A number of agreements also have limited additional exceptions for measures “relating to goods or services of persons with disabilities, of philanthropic institutions or not-for-profit institutions, or of prison labour”.
What about emergencies such as Covid-19? There are some exceptions for protection of public health, which are subject to layers of conditions. That doesn’t help measures designed to assist the economic recovery.
Some countries are invoking essential security exceptions to justify changes in their foreign investment vetting laws. Again, these exceptions vary across the agreements, from the sweeping and self-judging version in the TPPA that might be stretched to cover an economic emergency to very limited circumstances in the WTO and other agreements that could not. Again, a non-discriminatory tender seems to require the lowest common denominator to apply.
How might the government navigate this legal minefield?
In the short term, broad social objectives – local employment, support for small business, Pacific, regional and migrant communities – can be pursued through contracts below the value threshold, especially at the local level.
Payment of the living wage should be an acceptable contractual requirement and technical specifications for projects intended to benefit Māori, Pasifika, migrant and refugee communities could legitimately give them the best chance to secure the contract.
Splitting contracts into smaller parts is not permitted if the intention is to bring them below the threshold, which the government could be accused of doing. Nevertheless, many governments will be doing so at this time and expect each other to turn a blind eye.
Preferences for Māori, including as offsets in large contracts, would be protected by the Treaty exception, aside from CER obligations – but CER is not directly enforceable and Australia has an indigenous preference scheme itself that isn’t exempted from CER either.
These are stop-gap measures born of expediency. This recovery is going to require years of reinvestment and there will be other crises in the future. New Zealand’s convoluted web of free trade agreements prevents us from maximising the benefits from applying taxpayer and ratepayer funds to advance our post-Covid recovery, and in the longer term.
Covid-19 is the canary in the coal mine. Most countries are facing the same domestic imperatives and obstacles.
Directing larger contracts to domestic firms, with flow-on effects for jobs and regional recovery, would mean amending the free trade agreements. The lack of a Treaty exception in CER should and can be fixed. Current negotiations with the European Union and others need to step back and reconsider the implications of including government procurement in light of Covid-19.

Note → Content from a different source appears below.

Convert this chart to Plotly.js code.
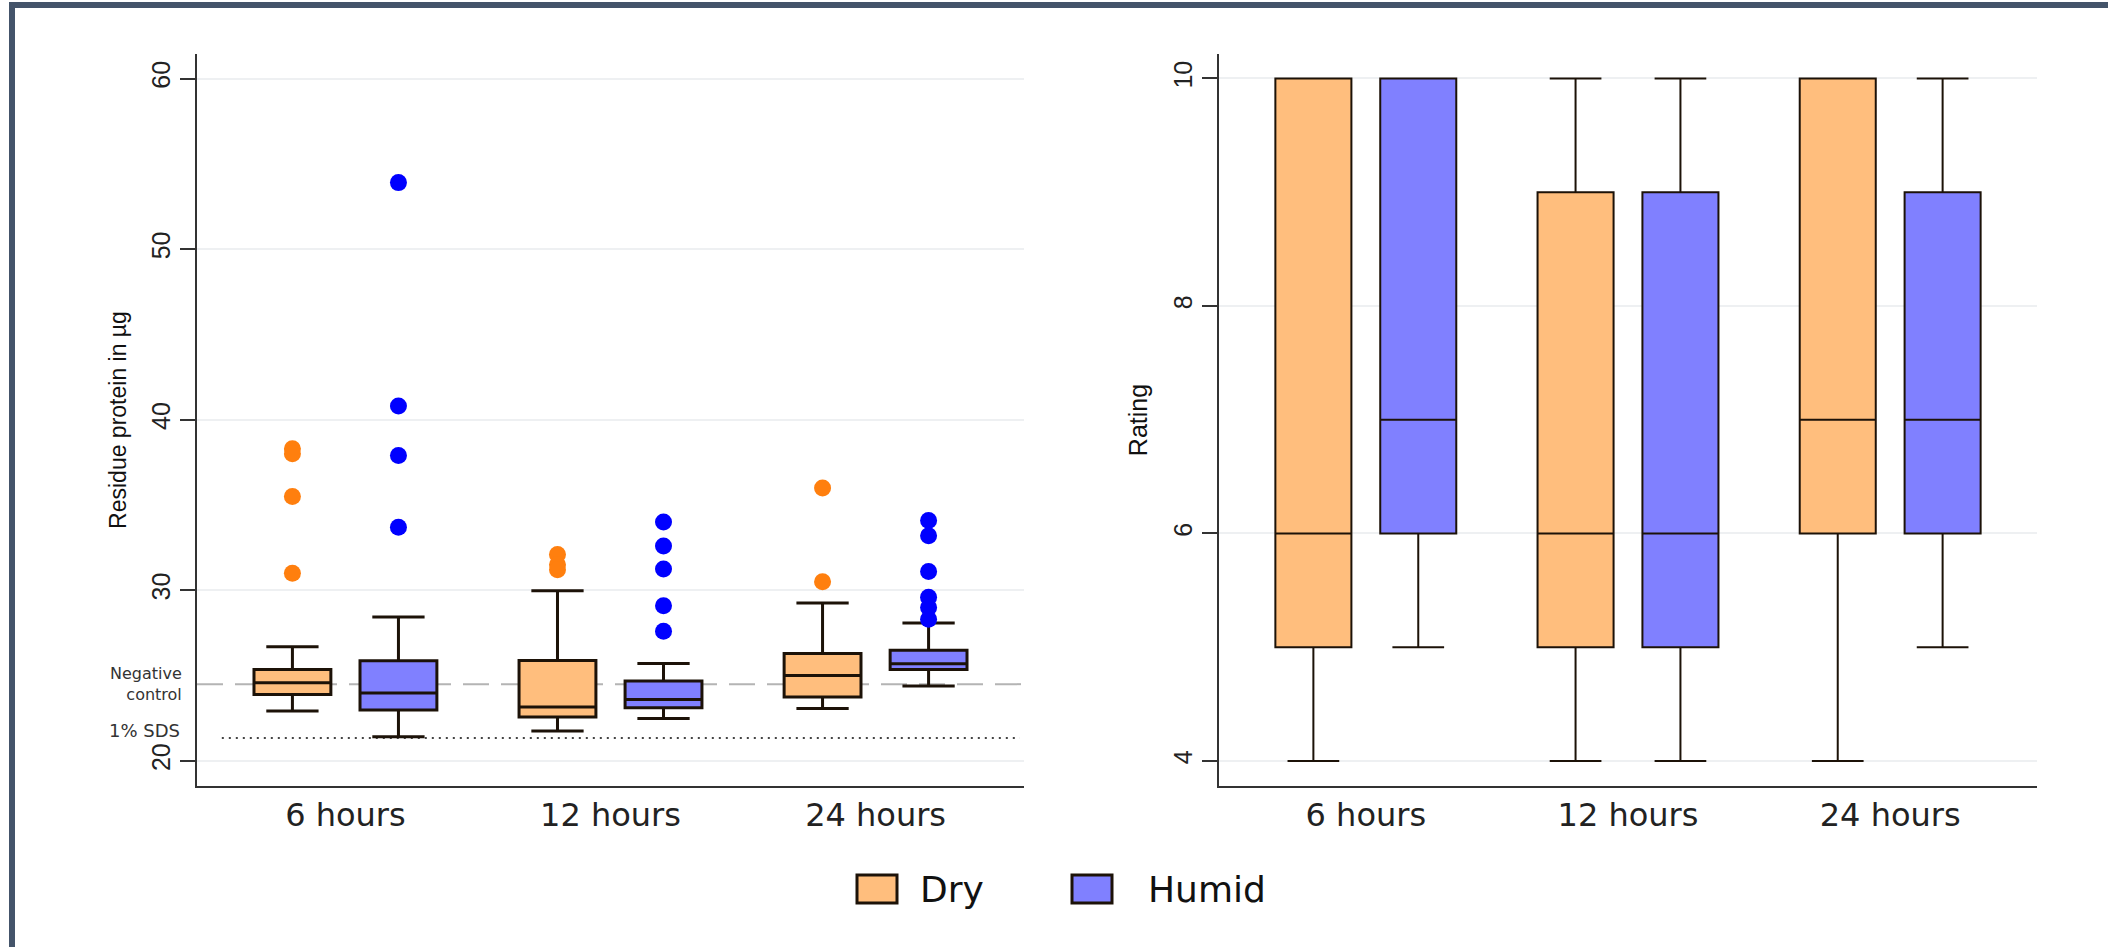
<!DOCTYPE html>
<html>
<head>
<meta charset="utf-8">
<script src="https://cdn.plot.ly/plotly-3.0.1.min.js"></script>
<style>
  html, body { margin: 0; padding: 0; background: #ffffff; }
  #chart { width: 2108px; height: 947px; }
</style>
</head>
<body>
<div id="chart"></div>
<script>
// ---------------- DATA ----------------
const categories = ['6 hours', '12 hours', '24 hours'];
const seriesNames = ['Dry', 'Humid'];

// Residue protein (µg) – box statistics per category
const dryProtLow    = [22.92, 21.75, 23.08];
const dryProtQ1     = [23.90, 22.57, 23.74];
const dryProtMedian = [24.58, 23.16, 25.01];
const dryProtQ3     = [25.36, 25.89, 26.30];
const dryProtHigh   = [26.69, 29.98, 29.26];
const dryProtOutliers = [[38.3, 38.0, 35.5, 31.0], [32.1, 31.5, 31.2], [36.0, 30.5]];

const humidProtLow    = [21.42, 22.48, 24.39];
const humidProtQ1     = [22.98, 23.12, 25.36];
const humidProtMedian = [23.98, 23.60, 25.69];
const humidProtQ3     = [25.87, 24.68, 26.49];
const humidProtHigh   = [28.44, 25.71, 28.09];
const humidProtOutliers = [[53.9, 40.8, 37.9, 33.7], [34.0, 32.6, 31.25, 29.1, 27.6], [34.1, 33.2, 31.1, 29.6, 29.0, 28.3]];

// Reference lines (µg)
const negativeControl = 24.5;
const sds1pct = 21.35;

// Rating – box statistics per category
const dryRateLow    = [4, 4, 4];
const dryRateQ1     = [5, 5, 6];
const dryRateMedian = [6, 6, 7];
const dryRateQ3     = [10, 9, 10];
const dryRateHigh   = [10, 10, 10];

const humidRateLow    = [5, 4, 5];
const humidRateQ1     = [6, 5, 6];
const humidRateMedian = [7, 6, 7];
const humidRateQ3     = [10, 9, 9];
const humidRateHigh   = [10, 10, 10];

const proteinTicks = [20, 30, 40, 50, 60];
const ratingTicks = [4, 6, 8, 10];

// ---------------- STYLE ----------------
const fillColors = ['#FFBE7D', '#8080FF'];
const dotColors = ['#FF7F0E', '#0000FF'];
const outlineColor = '#1c1208';
const offset = 0.2;
const boxW = 0.29;
const catPos = categories.map((c, i) => i + 1);
const narrow = '"Liberation Sans", Arial, sans-serif';
const wide = '"DejaVu Sans", Verdana, sans-serif';

function boxTrace(name, idx, lo, q1, med, q3, hi, xa, ya, lw) {
  const sign = idx === 0 ? -1 : 1;
  return {
    type: 'box', name: name, showlegend: false,
    x: catPos.map(p => p + sign * offset),
    lowerfence: lo, q1: q1, median: med, q3: q3, upperfence: hi,
    width: boxW, whiskerwidth: 0.68,
    fillcolor: fillColors[idx],
    line: { color: outlineColor, width: lw },
    xaxis: xa, yaxis: ya, hoverinfo: 'skip'
  };
}

function outlierTrace(name, idx, outs) {
  const sign = idx === 0 ? -1 : 1;
  const xs = [], ys = [];
  outs.forEach((arr, i) => arr.forEach(v => { xs.push(catPos[i] + sign * offset); ys.push(v); }));
  return {
    type: 'scatter', mode: 'markers', name: name, showlegend: false,
    x: xs, y: ys,
    marker: { color: dotColors[idx], size: 17, line: { width: 0 } },
    xaxis: 'x', yaxis: 'y', hoverinfo: 'skip'
  };
}

const traces = [
  boxTrace('Dry', 0, dryProtLow, dryProtQ1, dryProtMedian, dryProtQ3, dryProtHigh, 'x', 'y', 3),
  boxTrace('Humid', 1, humidProtLow, humidProtQ1, humidProtMedian, humidProtQ3, humidProtHigh, 'x', 'y', 3),
  outlierTrace('Dry', 0, dryProtOutliers),
  outlierTrace('Humid', 1, humidProtOutliers),
  boxTrace('Dry', 0, dryRateLow, dryRateQ1, dryRateMedian, dryRateQ3, dryRateHigh, 'x2', 'y2', 2),
  boxTrace('Humid', 1, humidRateLow, humidRateQ1, humidRateMedian, humidRateQ3, humidRateHigh, 'x2', 'y2', 2)
];

const W = 2108, H = 947;
const px = v => v / W;
const py = v => 1 - v / H;

const xBase = {
  range: [0.44, 3.56], tickvals: catPos, ticktext: categories,
  showline: true, linecolor: '#333333', linewidth: 2,
  ticks: '', showgrid: false, zeroline: false,
  tickfont: { family: wide, size: 32, color: '#222222' },
  fixedrange: true, automargin: false
};
const yBase = {
  showline: true, linecolor: '#333333', linewidth: 2,
  ticks: 'outside', ticklen: 15, tickwidth: 2, tickcolor: '#333333',
  tickangle: -90,
  showgrid: true, gridcolor: '#eef0f2', gridwidth: 2, zeroline: false,
  tickfont: { family: narrow, size: 25, color: '#222222' },
  fixedrange: true, automargin: false
};

const layout = {
  width: W, height: H,
  margin: { l: 0, r: 0, t: 0, b: 0 },
  paper_bgcolor: '#ffffff', plot_bgcolor: '#ffffff',
  showlegend: false,
  xaxis: Object.assign({}, xBase, { domain: [px(197), px(1024)], anchor: 'y' }),
  yaxis: Object.assign({}, yBase, {
    domain: [py(786), py(54)], anchor: 'x',
    range: [18.53, 61.44], tickvals: proteinTicks,
    title: { text: 'Residue protein in µg', font: { family: narrow, size: 23, color: '#111111' }, standoff: 14 }
  }),
  xaxis2: Object.assign({}, xBase, { domain: [px(1219), px(2037)], anchor: 'y2' }),
  yaxis2: Object.assign({}, yBase, {
    domain: [py(786), py(54)], anchor: 'x2',
    range: [3.78, 10.215], tickvals: ratingTicks,
    title: { text: 'Rating', font: { family: narrow, size: 25, color: '#111111' }, standoff: 14 }
  }),
  shapes: [
    // reference lines
    { type: 'line', xref: 'x domain', yref: 'y', x0: 0, x1: 1, y0: negativeControl, y1: negativeControl,
      line: { color: '#b4b4b4', width: 2, dash: '26px,12px' }, layer: 'below' },
    { type: 'line', xref: 'x domain', yref: 'y', x0: 0.03, x1: 0.995, y0: sds1pct, y1: sds1pct,
      line: { color: '#444444', width: 2, dash: '2px,5px' }, layer: 'below' },
    // legend swatches
    { type: 'rect', xref: 'paper', yref: 'paper', x0: px(857), x1: px(897), y0: py(903), y1: py(875),
      fillcolor: fillColors[0], line: { color: outlineColor, width: 3 } },
    { type: 'rect', xref: 'paper', yref: 'paper', x0: px(1072), x1: px(1112), y0: py(903), y1: py(875),
      fillcolor: fillColors[1], line: { color: outlineColor, width: 3 } },
    // frame
    { type: 'rect', xref: 'paper', yref: 'paper', x0: px(9), x1: 1, y0: py(8), y1: py(2),
      fillcolor: '#44546a', line: { width: 0 } },
    { type: 'rect', xref: 'paper', yref: 'paper', x0: px(9), x1: px(15), y0: 0, y1: py(2),
      fillcolor: '#44546a', line: { width: 0 } }
  ],
  annotations: [
    { xref: 'paper', yref: 'y', x: px(184), y: negativeControl, yshift: 0, text: 'Negative<br>control',
      showarrow: false, xanchor: 'right', yanchor: 'middle', align: 'right',
      font: { family: wide, size: 16, color: '#333333' } },
    { xref: 'paper', yref: 'y', x: px(182), y: sds1pct, yshift: 7, text: '1% SDS',
      showarrow: false, xanchor: 'right', yanchor: 'middle',
      font: { family: wide, size: 18, color: '#333333' } },
    { xref: 'paper', yref: 'paper', x: px(918), y: py(889), text: seriesNames[0],
      showarrow: false, xanchor: 'left', yanchor: 'middle',
      font: { family: wide, size: 36, color: '#111111' } },
    { xref: 'paper', yref: 'paper', x: px(1146), y: py(889), text: seriesNames[1],
      showarrow: false, xanchor: 'left', yanchor: 'middle',
      font: { family: wide, size: 36, color: '#111111' } }
  ]
};

Plotly.newPlot('chart', traces, layout, { displayModeBar: false, staticPlot: true });
</script>
</body>
</html>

The WTO itself needs to revisit the rules and exceptions for public procurement so governments don’t have to manipulate their contracts to fit the rules. Mutual agreement should be achievable, so long as New Zealand and other governments prioritise their common need to rebuild, rather than the purist approach that has driven procurement as purely a market access issue. In contrast to other proposals that are opportunistically invoking Covid-19 to advance unpopular pre-existing agendas, such as tariff cuts on agricultural products and new rules electronic commerce, this would have a genuine on-the-ground impact on recovery.
The counter argument that New Zealand firms can also bid for procurement contracts in other countries on a “level playing field” has two fatal flaws. One is a simple reality check. Few New Zealand firms have the capacity to bid for and win large overseas contracts, even when they are given the opportunity to bid, and any profits they make will have little flow-on benefit to New Zealand.
Second, and more importantly in the context of post-Covid recovery, government procurement cannot be reduced to a quest for market access. It has always served multiple objectives and needs to be freed from the constraints of free trade agreements to do so again.